WHITE BOY RICK
starring Matthew McConaughey, Jennifer Jason Leigh, Jonathan Majors, Richie Merritt
written by Andy Weiss and Logan & Noah Miller
directed by Yann Demange
starring Lily Franky, Ando Sakura, Matsuoka Mayu, Kiki Kilin
written and directed by Hirokazu Kore-eda
by Walter Chaw Yann Demange's follow-up to his bruising, brilliant '71 is this ersatz Donnie Brasco true-crime epic. White Boy Rick details the rise and fall of underage drug kingpin/FBI informant Richard Wershe, Jr. (Richie Merritt--excellent), dubbed "white boy" by the black Detroit gang into which he inculcates himself as first a sort of mascot, then trusted lieutenant, then deep-cover betrayer, then ultimate usurper. White Boy Rick establishes Demange firmly as a formidable technical director.
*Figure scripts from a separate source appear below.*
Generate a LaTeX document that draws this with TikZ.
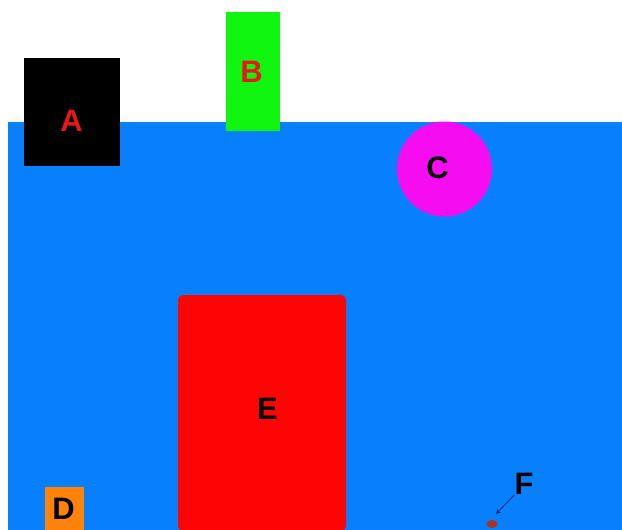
\documentclass[tikz,border=0pt]{standalone}
\usepackage{fontspec}
\setmainfont{Liberation Sans}
\usetikzlibrary{arrows.meta, shapes.geometric}
\definecolor{water}{RGB}{8,128,252}
\definecolor{boxgreen}{RGB}{16,245,16}
\definecolor{ballpink}{RGB}{245,12,240}
\definecolor{bigred}{RGB}{255,4,4}
\definecolor{crate}{RGB}{255,130,10}
\definecolor{lblred}{RGB}{232,24,24}
\definecolor{pebble}{RGB}{175,48,30}
\definecolor{pointer}{RGB}{25,40,120}

\begin{document}
\begin{tikzpicture}[
  x=1pt, y=-1pt,
  obj/.style={inner sep=0pt, outer sep=0pt, draw=none},
  lbl/.style={inner sep=0pt, font=\bfseries\fontsize{31}{31}\selectfont},
  a/.style={-{Stealth[length=5pt, width=5pt]}, line width=0.8pt, draw=pointer}
]
\useasboundingbox (0,0) rectangle (622,530);

% ---- water ----
\fill[water] (8,122) rectangle (622,530);

% ---- floating things ----
\node[obj, fill=black, minimum width=96pt, minimum height=108pt] (boxA) at (72,112) {};
\node[lbl, text=lblred] (A) at (71.5,121) {A};

\node[obj, fill=boxgreen, minimum width=54pt, minimum height=119pt] (boxB) at (253,71.5) {};
\node[lbl, text=lblred] (B) at (251.5,72) {B};

\node[obj, circle, fill=ballpink, minimum size=95pt] (ballC) at (444.5,169) {};
\node[lbl, text=black] (C) at (437.5,168) {C};

% ---- sunk things ----
\node[obj, fill=bigred, rounded corners=5pt, minimum width=168pt, minimum height=236pt] (boxE) at (262,413) {};
\node[lbl, text=black] (E) at (267.5,409) {E};

\node[obj, fill=crate, minimum width=39pt, minimum height=44pt] (boxD) at (64.5,509) {};
\node[lbl, text=black] (D) at (63.5,509) {D};

\node[obj, ellipse, fill=pebble, minimum width=11pt, minimum height=8pt] (dotF) at (492,524) {};
\node[lbl, text=black] (F) at (524,484) {F};
\coordinate (tipF) at (496,514);
\draw[a] (F.south west) -- (tipF);

\end{tikzpicture}
\end{document}
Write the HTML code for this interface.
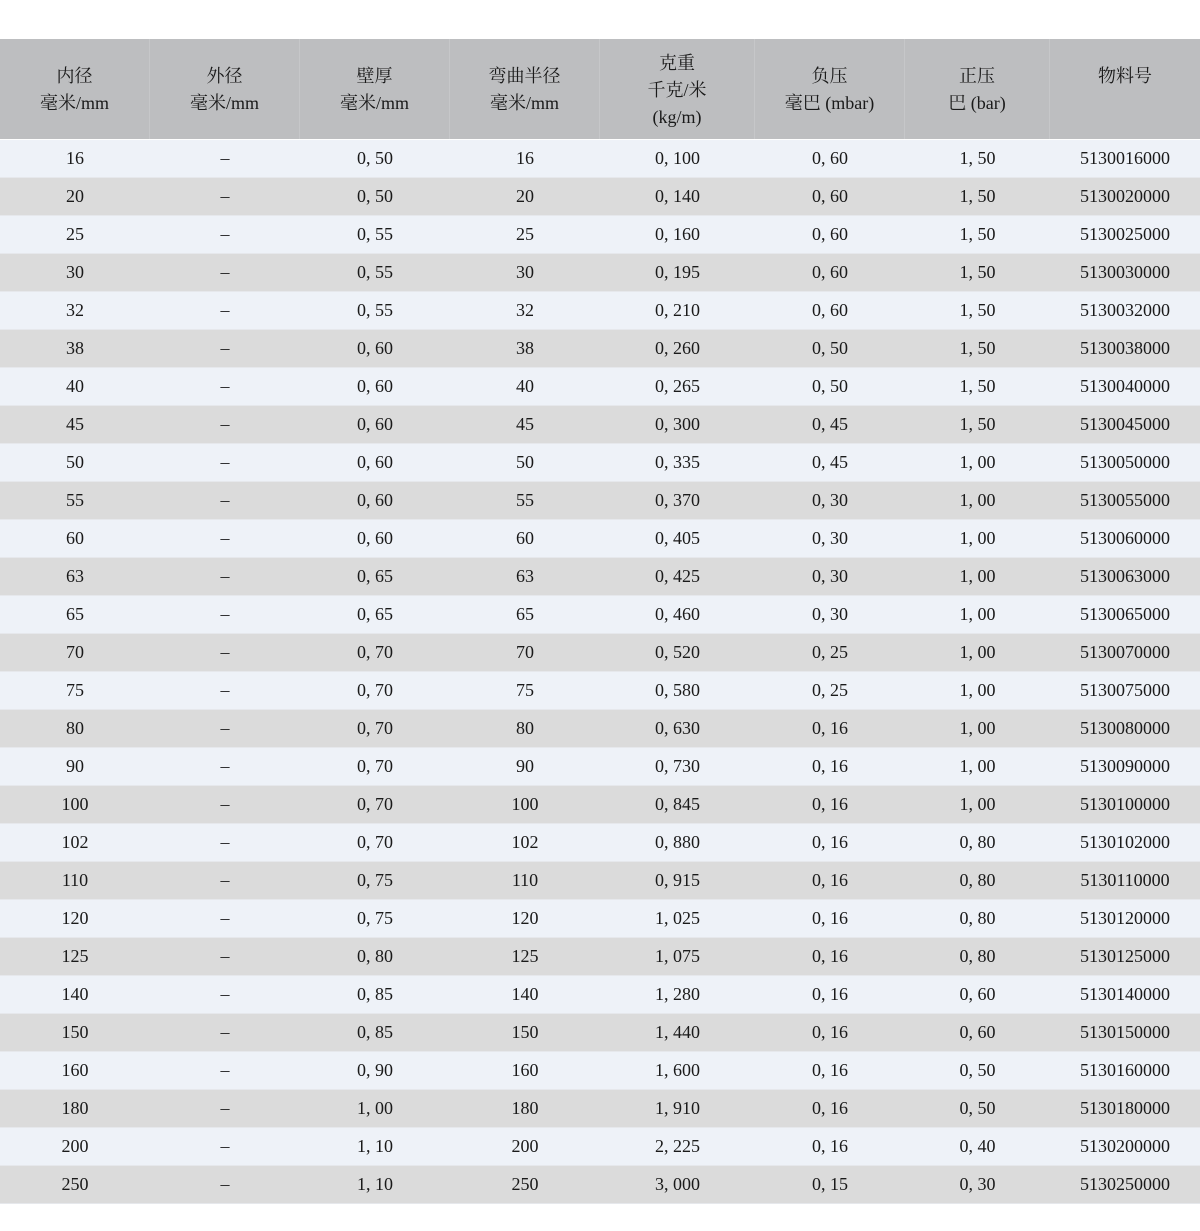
<!DOCTYPE html>
<html><head><meta charset="utf-8"><style>
body{margin:0;width:1200px;height:1231px;background:#fff;position:relative;overflow:hidden;font-family:"Liberation Serif","Noto Serif CJK SC",serif;color:#1a1a1a;}
.hd{position:absolute;left:0;top:39px;width:1200px;height:100px;background:#bdbec0;}
.hd div{position:absolute;top:0;height:100px;text-align:center;font-size:18px;line-height:27px;box-sizing:border-box;border-right:1px solid #c6c7c9;}
table{position:absolute;left:0;top:140px;border-collapse:collapse;width:1200px;table-layout:fixed;font-size:18px;}
td{height:37px;padding:0;text-align:center;border-bottom:1px solid #e6e8ec;}
tr:nth-child(odd) td{background:#eef2f8;}
tr:nth-child(even) td{background:#dbdbdb;}
</style></head><body>
<div class="hd">
<div style="left:0;width:150px;padding-top:24px">内径<br>毫米/mm</div>
<div style="left:150px;width:150px;padding-top:24px">外径<br>毫米/mm</div>
<div style="left:300px;width:150px;padding-top:24px">壁厚<br>毫米/mm</div>
<div style="left:450px;width:150px;padding-top:24px">弯曲半径<br>毫米/mm</div>
<div style="left:600px;width:155px;padding-top:11px">克重<br>千克/米<br>(kg/m)</div>
<div style="left:755px;width:150px;padding-top:24px">负压<br>毫巴 (mbar)</div>
<div style="left:905px;width:145px;padding-top:24px">正压<br>巴 (bar)</div>
<div style="left:1050px;width:150px;padding-top:24px;border:none">物料号</div>
</div>
<table>
<colgroup><col style="width:150px"><col style="width:150px"><col style="width:150px"><col style="width:150px"><col style="width:155px"><col style="width:150px"><col style="width:145px"><col style="width:150px"></colgroup>
<tr><td>16</td><td>–</td><td>0, 50</td><td>16</td><td>0, 100</td><td>0, 60</td><td>1, 50</td><td>5130016000</td></tr>
<tr><td>20</td><td>–</td><td>0, 50</td><td>20</td><td>0, 140</td><td>0, 60</td><td>1, 50</td><td>5130020000</td></tr>
<tr><td>25</td><td>–</td><td>0, 55</td><td>25</td><td>0, 160</td><td>0, 60</td><td>1, 50</td><td>5130025000</td></tr>
<tr><td>30</td><td>–</td><td>0, 55</td><td>30</td><td>0, 195</td><td>0, 60</td><td>1, 50</td><td>5130030000</td></tr>
<tr><td>32</td><td>–</td><td>0, 55</td><td>32</td><td>0, 210</td><td>0, 60</td><td>1, 50</td><td>5130032000</td></tr>
<tr><td>38</td><td>–</td><td>0, 60</td><td>38</td><td>0, 260</td><td>0, 50</td><td>1, 50</td><td>5130038000</td></tr>
<tr><td>40</td><td>–</td><td>0, 60</td><td>40</td><td>0, 265</td><td>0, 50</td><td>1, 50</td><td>5130040000</td></tr>
<tr><td>45</td><td>–</td><td>0, 60</td><td>45</td><td>0, 300</td><td>0, 45</td><td>1, 50</td><td>5130045000</td></tr>
<tr><td>50</td><td>–</td><td>0, 60</td><td>50</td><td>0, 335</td><td>0, 45</td><td>1, 00</td><td>5130050000</td></tr>
<tr><td>55</td><td>–</td><td>0, 60</td><td>55</td><td>0, 370</td><td>0, 30</td><td>1, 00</td><td>5130055000</td></tr>
<tr><td>60</td><td>–</td><td>0, 60</td><td>60</td><td>0, 405</td><td>0, 30</td><td>1, 00</td><td>5130060000</td></tr>
<tr><td>63</td><td>–</td><td>0, 65</td><td>63</td><td>0, 425</td><td>0, 30</td><td>1, 00</td><td>5130063000</td></tr>
<tr><td>65</td><td>–</td><td>0, 65</td><td>65</td><td>0, 460</td><td>0, 30</td><td>1, 00</td><td>5130065000</td></tr>
<tr><td>70</td><td>–</td><td>0, 70</td><td>70</td><td>0, 520</td><td>0, 25</td><td>1, 00</td><td>5130070000</td></tr>
<tr><td>75</td><td>–</td><td>0, 70</td><td>75</td><td>0, 580</td><td>0, 25</td><td>1, 00</td><td>5130075000</td></tr>
<tr><td>80</td><td>–</td><td>0, 70</td><td>80</td><td>0, 630</td><td>0, 16</td><td>1, 00</td><td>5130080000</td></tr>
<tr><td>90</td><td>–</td><td>0, 70</td><td>90</td><td>0, 730</td><td>0, 16</td><td>1, 00</td><td>5130090000</td></tr>
<tr><td>100</td><td>–</td><td>0, 70</td><td>100</td><td>0, 845</td><td>0, 16</td><td>1, 00</td><td>5130100000</td></tr>
<tr><td>102</td><td>–</td><td>0, 70</td><td>102</td><td>0, 880</td><td>0, 16</td><td>0, 80</td><td>5130102000</td></tr>
<tr><td>110</td><td>–</td><td>0, 75</td><td>110</td><td>0, 915</td><td>0, 16</td><td>0, 80</td><td>5130110000</td></tr>
<tr><td>120</td><td>–</td><td>0, 75</td><td>120</td><td>1, 025</td><td>0, 16</td><td>0, 80</td><td>5130120000</td></tr>
<tr><td>125</td><td>–</td><td>0, 80</td><td>125</td><td>1, 075</td><td>0, 16</td><td>0, 80</td><td>5130125000</td></tr>
<tr><td>140</td><td>–</td><td>0, 85</td><td>140</td><td>1, 280</td><td>0, 16</td><td>0, 60</td><td>5130140000</td></tr>
<tr><td>150</td><td>–</td><td>0, 85</td><td>150</td><td>1, 440</td><td>0, 16</td><td>0, 60</td><td>5130150000</td></tr>
<tr><td>160</td><td>–</td><td>0, 90</td><td>160</td><td>1, 600</td><td>0, 16</td><td>0, 50</td><td>5130160000</td></tr>
<tr><td>180</td><td>–</td><td>1, 00</td><td>180</td><td>1, 910</td><td>0, 16</td><td>0, 50</td><td>5130180000</td></tr>
<tr><td>200</td><td>–</td><td>1, 10</td><td>200</td><td>2, 225</td><td>0, 16</td><td>0, 40</td><td>5130200000</td></tr>
<tr><td>250</td><td>–</td><td>1, 10</td><td>250</td><td>3, 000</td><td>0, 15</td><td>0, 30</td><td>5130250000</td></tr>
</table>
</body></html>
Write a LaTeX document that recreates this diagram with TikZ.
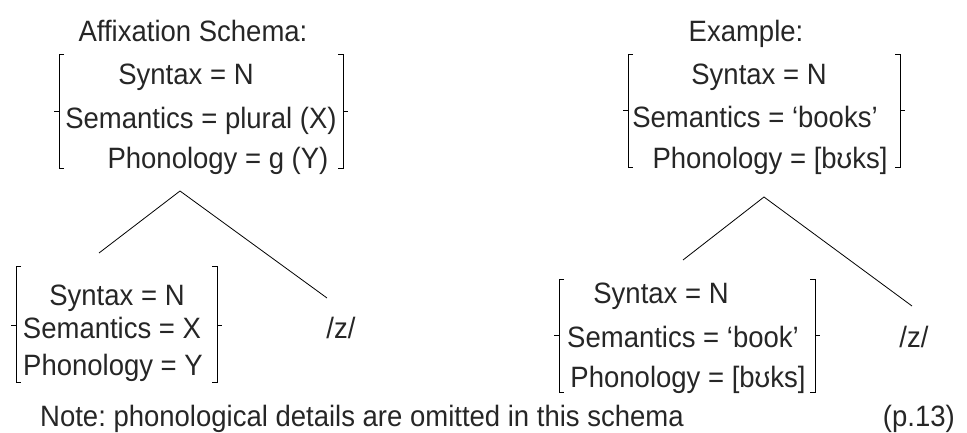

A scene set in a roller disco circa 1984 is as beautiful, lyrical, and effortless an evocation (and affectionate amplification) of time and space as the Cornelius Bros and Sister Rose dance sequence from BlacKkKlansman. A sudden spinout on an icy road later on carries with it the harsh kinetic immediacy and strong knowledge of space of Demange's '71. The film looks right and feels right. There's a scene at a drive-in where Rick takes a date to watch Footloose: a film that couldn't possibly be more alien to Rick's reality. Crucially, White Boy Rick behaves in the right way, too, demonstrating restraint when appropriate, naturalism where appropriate, and expressionism, especially in a sequence where Rick's junkie sister Dawn (Bel Powley, also excellent) is taken from a crackhouse against her will down a red-lit corridor strobed with shadows.